Kirkus Reviews QR Code
FROM THE LAND AND BACK by Curtis K. Stadtfeld

FROM THE LAND AND BACK

By

Pub Date: Oct. 1st, 1972
Publisher: Scribners

This is not simply a work of nostalgia,"" writes the author of this firm, unsentimental and scrupulous accounting of the way it was growing up on the family farm in Michigan -- a lively personal assessment of loss, gain and the mechanics of change. Stadtfeld remembers the closed, isolated society with its land-based familial-communal web of obligations and interdependencies. He details the work cycles, the arduous care and profound respect for one's crops, animals and equipment, and the neighborly gatherings for necessary mutual aid -- threshing and butchering for example. He compares his ""working"" childhood as a ""common mission that made life so whole"" with his urbanized son's meaningless chores. But life was harsh and difficult -- and, with lack of adequate medical care, very risky.

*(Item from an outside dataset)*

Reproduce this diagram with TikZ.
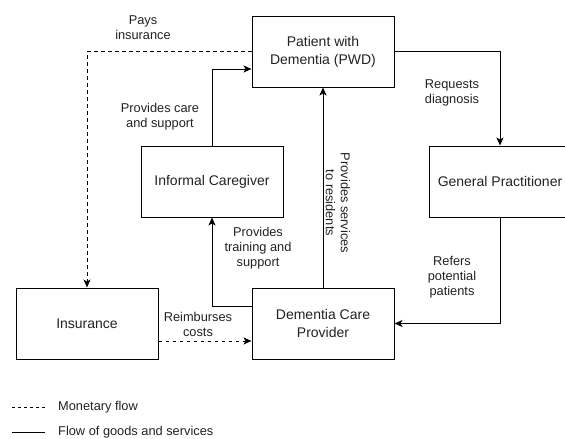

Stadtfeld writes entertainingly of his school days, woods and fields, his animals and then reports on the death of this agrarian life as he saw it. After World War II new machinery brought its own cycle of faster production leading to consolidation ""slowly devouring the little farms."" Stadtfeld includes some eye-opening statistics on wholesale farm prices (lower than in 1950-54) to underline the problem of those refusing to be driven out by agrobusiness corporations. For those like Stadtfeld who have left, there's no turning back, but ""always our heads turn when we see a tractor in the fields. . . ."" For the urbanite, some inklings as to what still heats the Grange Halls, and for farm people, sound, empathic tall from one who knows his oats.